→ **DATA**:

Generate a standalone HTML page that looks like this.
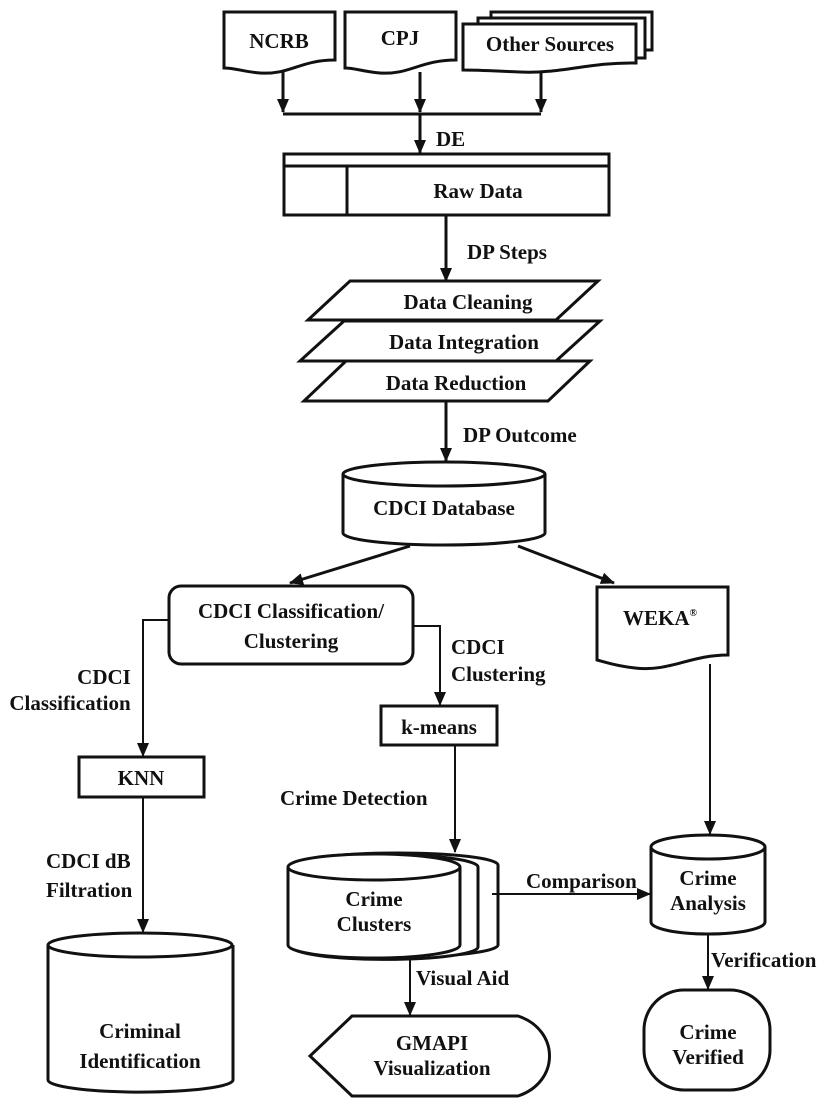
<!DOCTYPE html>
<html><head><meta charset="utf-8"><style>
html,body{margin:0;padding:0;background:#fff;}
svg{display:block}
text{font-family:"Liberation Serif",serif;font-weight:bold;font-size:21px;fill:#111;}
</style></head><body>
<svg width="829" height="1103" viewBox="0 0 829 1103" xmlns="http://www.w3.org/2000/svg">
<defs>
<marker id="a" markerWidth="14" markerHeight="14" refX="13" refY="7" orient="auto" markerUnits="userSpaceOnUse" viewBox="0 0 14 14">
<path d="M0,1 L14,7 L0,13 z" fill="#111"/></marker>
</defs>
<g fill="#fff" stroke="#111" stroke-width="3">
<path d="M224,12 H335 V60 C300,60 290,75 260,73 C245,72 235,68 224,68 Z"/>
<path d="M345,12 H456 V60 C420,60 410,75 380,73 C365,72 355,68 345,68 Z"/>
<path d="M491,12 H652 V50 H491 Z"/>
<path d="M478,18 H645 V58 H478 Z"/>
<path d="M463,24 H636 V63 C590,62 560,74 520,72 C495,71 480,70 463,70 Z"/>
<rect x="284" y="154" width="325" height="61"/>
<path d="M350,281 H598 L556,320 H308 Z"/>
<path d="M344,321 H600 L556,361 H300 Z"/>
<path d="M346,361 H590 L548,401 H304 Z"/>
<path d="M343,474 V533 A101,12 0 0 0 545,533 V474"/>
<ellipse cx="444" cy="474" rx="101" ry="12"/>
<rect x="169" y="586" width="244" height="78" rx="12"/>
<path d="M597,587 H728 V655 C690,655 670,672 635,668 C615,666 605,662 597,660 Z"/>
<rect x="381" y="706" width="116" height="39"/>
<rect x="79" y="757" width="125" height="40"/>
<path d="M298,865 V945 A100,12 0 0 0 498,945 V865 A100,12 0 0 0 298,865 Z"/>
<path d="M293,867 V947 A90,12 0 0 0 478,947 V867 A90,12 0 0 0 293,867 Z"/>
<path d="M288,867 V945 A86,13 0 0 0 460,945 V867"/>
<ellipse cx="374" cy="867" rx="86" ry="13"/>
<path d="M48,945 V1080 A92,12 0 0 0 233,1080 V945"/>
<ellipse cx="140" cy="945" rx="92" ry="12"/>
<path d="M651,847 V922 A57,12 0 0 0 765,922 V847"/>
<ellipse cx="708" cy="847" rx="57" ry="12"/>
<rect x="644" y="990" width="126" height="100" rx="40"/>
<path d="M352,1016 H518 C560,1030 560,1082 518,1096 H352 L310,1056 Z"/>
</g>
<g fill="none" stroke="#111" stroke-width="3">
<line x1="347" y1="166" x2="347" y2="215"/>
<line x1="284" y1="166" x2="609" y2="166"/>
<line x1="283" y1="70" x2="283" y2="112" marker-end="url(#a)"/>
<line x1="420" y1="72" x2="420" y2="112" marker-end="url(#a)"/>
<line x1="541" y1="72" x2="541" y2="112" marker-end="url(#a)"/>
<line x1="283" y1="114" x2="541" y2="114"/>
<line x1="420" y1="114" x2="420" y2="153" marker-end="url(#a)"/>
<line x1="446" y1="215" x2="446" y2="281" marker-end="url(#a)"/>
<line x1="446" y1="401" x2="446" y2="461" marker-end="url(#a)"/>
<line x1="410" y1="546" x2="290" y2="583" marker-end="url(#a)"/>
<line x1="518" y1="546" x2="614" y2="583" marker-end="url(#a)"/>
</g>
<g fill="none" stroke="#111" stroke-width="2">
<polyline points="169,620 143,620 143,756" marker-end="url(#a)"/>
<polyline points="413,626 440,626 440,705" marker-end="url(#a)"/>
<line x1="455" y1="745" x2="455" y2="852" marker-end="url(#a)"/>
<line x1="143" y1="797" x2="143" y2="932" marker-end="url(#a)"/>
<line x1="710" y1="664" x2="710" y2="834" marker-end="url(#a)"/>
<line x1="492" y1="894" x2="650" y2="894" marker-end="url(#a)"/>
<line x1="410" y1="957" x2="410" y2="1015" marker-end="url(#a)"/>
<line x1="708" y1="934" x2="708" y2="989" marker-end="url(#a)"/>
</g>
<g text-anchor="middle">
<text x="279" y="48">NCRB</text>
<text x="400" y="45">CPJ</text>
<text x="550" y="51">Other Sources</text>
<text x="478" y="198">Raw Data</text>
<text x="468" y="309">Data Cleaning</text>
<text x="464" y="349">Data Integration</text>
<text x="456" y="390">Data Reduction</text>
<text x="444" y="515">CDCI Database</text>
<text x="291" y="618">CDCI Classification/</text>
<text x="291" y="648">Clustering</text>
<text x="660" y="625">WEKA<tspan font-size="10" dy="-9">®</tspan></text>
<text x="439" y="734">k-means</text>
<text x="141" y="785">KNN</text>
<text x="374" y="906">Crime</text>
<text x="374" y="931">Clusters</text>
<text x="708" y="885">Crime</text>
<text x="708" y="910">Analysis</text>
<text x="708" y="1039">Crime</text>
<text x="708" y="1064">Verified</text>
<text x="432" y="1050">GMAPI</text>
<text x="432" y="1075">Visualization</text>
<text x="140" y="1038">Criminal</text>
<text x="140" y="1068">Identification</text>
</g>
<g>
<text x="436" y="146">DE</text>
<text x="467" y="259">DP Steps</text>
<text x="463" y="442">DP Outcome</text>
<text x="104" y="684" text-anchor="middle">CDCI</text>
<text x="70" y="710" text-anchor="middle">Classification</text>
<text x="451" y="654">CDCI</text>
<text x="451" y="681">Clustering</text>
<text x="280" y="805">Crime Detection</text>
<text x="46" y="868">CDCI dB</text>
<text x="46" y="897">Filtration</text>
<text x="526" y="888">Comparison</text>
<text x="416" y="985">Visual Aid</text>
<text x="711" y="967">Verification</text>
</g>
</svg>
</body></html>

→ **AIM**: Without including any pictures, print all of the material exactly as given.

→ **EXPECTED ANSWER**:
Generate a standalone HTML page that looks like this.
<!DOCTYPE html>
<html><head><meta charset="utf-8"><style>
html,body{margin:0;padding:0;background:#fff;}
svg{display:block}
text{font-family:"Liberation Serif",serif;font-weight:bold;font-size:21px;fill:#111;}
</style></head><body>
<svg width="829" height="1103" viewBox="0 0 829 1103" xmlns="http://www.w3.org/2000/svg">
<defs>
<marker id="a" markerWidth="14" markerHeight="14" refX="13" refY="7" orient="auto" markerUnits="userSpaceOnUse" viewBox="0 0 14 14">
<path d="M0,1 L14,7 L0,13 z" fill="#111"/></marker>
</defs>
<g fill="#fff" stroke="#111" stroke-width="3">
<path d="M224,12 H335 V60 C300,60 290,75 260,73 C245,72 235,68 224,68 Z"/>
<path d="M345,12 H456 V60 C420,60 410,75 380,73 C365,72 355,68 345,68 Z"/>
<path d="M491,12 H652 V50 H491 Z"/>
<path d="M478,18 H645 V58 H478 Z"/>
<path d="M463,24 H636 V63 C590,62 560,74 520,72 C495,71 480,70 463,70 Z"/>
<rect x="284" y="154" width="325" height="61"/>
<path d="M350,281 H598 L556,320 H308 Z"/>
<path d="M344,321 H600 L556,361 H300 Z"/>
<path d="M346,361 H590 L548,401 H304 Z"/>
<path d="M343,474 V533 A101,12 0 0 0 545,533 V474"/>
<ellipse cx="444" cy="474" rx="101" ry="12"/>
<rect x="169" y="586" width="244" height="78" rx="12"/>
<path d="M597,587 H728 V655 C690,655 670,672 635,668 C615,666 605,662 597,660 Z"/>
<rect x="381" y="706" width="116" height="39"/>
<rect x="79" y="757" width="125" height="40"/>
<path d="M298,865 V945 A100,12 0 0 0 498,945 V865 A100,12 0 0 0 298,865 Z"/>
<path d="M293,867 V947 A90,12 0 0 0 478,947 V867 A90,12 0 0 0 293,867 Z"/>
<path d="M288,867 V945 A86,13 0 0 0 460,945 V867"/>
<ellipse cx="374" cy="867" rx="86" ry="13"/>
<path d="M48,945 V1080 A92,12 0 0 0 233,1080 V945"/>
<ellipse cx="140" cy="945" rx="92" ry="12"/>
<path d="M651,847 V922 A57,12 0 0 0 765,922 V847"/>
<ellipse cx="708" cy="847" rx="57" ry="12"/>
<rect x="644" y="990" width="126" height="100" rx="40"/>
<path d="M352,1016 H518 C560,1030 560,1082 518,1096 H352 L310,1056 Z"/>
</g>
<g fill="none" stroke="#111" stroke-width="3">
<line x1="347" y1="166" x2="347" y2="215"/>
<line x1="284" y1="166" x2="609" y2="166"/>
<line x1="283" y1="70" x2="283" y2="112" marker-end="url(#a)"/>
<line x1="420" y1="72" x2="420" y2="112" marker-end="url(#a)"/>
<line x1="541" y1="72" x2="541" y2="112" marker-end="url(#a)"/>
<line x1="283" y1="114" x2="541" y2="114"/>
<line x1="420" y1="114" x2="420" y2="153" marker-end="url(#a)"/>
<line x1="446" y1="215" x2="446" y2="281" marker-end="url(#a)"/>
<line x1="446" y1="401" x2="446" y2="461" marker-end="url(#a)"/>
<line x1="410" y1="546" x2="290" y2="583" marker-end="url(#a)"/>
<line x1="518" y1="546" x2="614" y2="583" marker-end="url(#a)"/>
</g>
<g fill="none" stroke="#111" stroke-width="2">
<polyline points="169,620 143,620 143,756" marker-end="url(#a)"/>
<polyline points="413,626 440,626 440,705" marker-end="url(#a)"/>
<line x1="455" y1="745" x2="455" y2="852" marker-end="url(#a)"/>
<line x1="143" y1="797" x2="143" y2="932" marker-end="url(#a)"/>
<line x1="710" y1="664" x2="710" y2="834" marker-end="url(#a)"/>
<line x1="492" y1="894" x2="650" y2="894" marker-end="url(#a)"/>
<line x1="410" y1="957" x2="410" y2="1015" marker-end="url(#a)"/>
<line x1="708" y1="934" x2="708" y2="989" marker-end="url(#a)"/>
</g>
<g text-anchor="middle">
<text x="279" y="48">NCRB</text>
<text x="400" y="45">CPJ</text>
<text x="550" y="51">Other Sources</text>
<text x="478" y="198">Raw Data</text>
<text x="468" y="309">Data Cleaning</text>
<text x="464" y="349">Data Integration</text>
<text x="456" y="390">Data Reduction</text>
<text x="444" y="515">CDCI Database</text>
<text x="291" y="618">CDCI Classification/</text>
<text x="291" y="648">Clustering</text>
<text x="660" y="625">WEKA<tspan font-size="10" dy="-9">®</tspan></text>
<text x="439" y="734">k-means</text>
<text x="141" y="785">KNN</text>
<text x="374" y="906">Crime</text>
<text x="374" y="931">Clusters</text>
<text x="708" y="885">Crime</text>
<text x="708" y="910">Analysis</text>
<text x="708" y="1039">Crime</text>
<text x="708" y="1064">Verified</text>
<text x="432" y="1050">GMAPI</text>
<text x="432" y="1075">Visualization</text>
<text x="140" y="1038">Criminal</text>
<text x="140" y="1068">Identification</text>
</g>
<g>
<text x="436" y="146">DE</text>
<text x="467" y="259">DP Steps</text>
<text x="463" y="442">DP Outcome</text>
<text x="104" y="684" text-anchor="middle">CDCI</text>
<text x="70" y="710" text-anchor="middle">Classification</text>
<text x="451" y="654">CDCI</text>
<text x="451" y="681">Clustering</text>
<text x="280" y="805">Crime Detection</text>
<text x="46" y="868">CDCI dB</text>
<text x="46" y="897">Filtration</text>
<text x="526" y="888">Comparison</text>
<text x="416" y="985">Visual Aid</text>
<text x="711" y="967">Verification</text>
</g>
</svg>
</body></html>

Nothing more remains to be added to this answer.